JEFFERSON CITY, Mo. – Less than an hour after the Missouri General Assembly adjourned on its last day of session, Democratic Gov. Jay Nixon appeared before reporters armed with a new line of attack on the Republican-controlled state legislature: Their support of tax credits.
“When you reduce the money coming in, you have to reduce the spending that goes out,” Nixon told reporters of new tax credits backed by the legislature. “They didn’t account for even a dollar of the fiscal impact of these.”
After lawmakers overrode Nixon’s veto of a tax credit, Nixon turned to a potential $483 million hit to the state’s budget from new tax incentive measures passed by the legislature to claim they “blew up their own budget” and could in turn hurt education funding.
“Senate Bill 509 was the wrong policy, but that doesn’t even take effect for a while. This is right now. In one week they pass a budget, then come back and blow it up by having a cavalcade of special interest tax breaks fly through the legislative session that makes (balancing the budget) impossible.”
Nixon pointed to eight bills – House Bills 1296 and 1865, as well as Senate Bills 584, 612, 662, 693, 727 and 860 – that his budget office believes could hit the state’s coffers by anywhere between $263-483 million if enacted. All eight of them, Nixon noted, passed on the final day of the legislature.

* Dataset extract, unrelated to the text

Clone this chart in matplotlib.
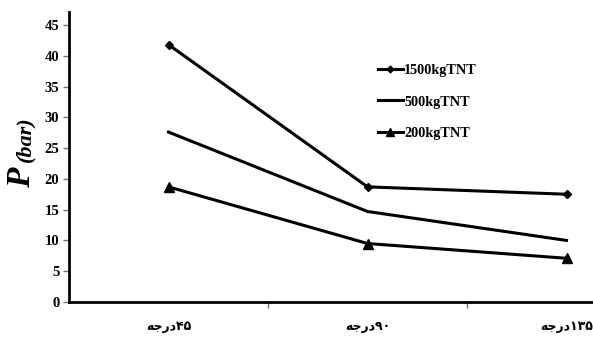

Many of the legislature’s budget increases for things like education are contingent on state revenues being higher than the legislative budget analysts predicted. They have a two tiered budget — one that gives funding directly to programs, and another that offers funding bumps based on surplus revenue.
“With today’s actions, they spent that surplus revenue fund and then some,” Nixon said. “Special interests won, kids lost.”
Nixon hinted that he might withhold money from the budget to address the potential tax credit deductions.
“The budget they presented to me is seriously out of balance,” he said. “I will be taking the appropriate action to make sure Missouri doesn’t fall off of its fiscally responsible course.”
State Budget Director Linda Luebbering said on Friday Missouri is experiencing reduced revenues this year just like most other states because of reduced capital gains income.
“This current fiscal year is looking less robust than we have hoped for,” she said. “There’s still a possibility at getting to a higher growth rate next year.”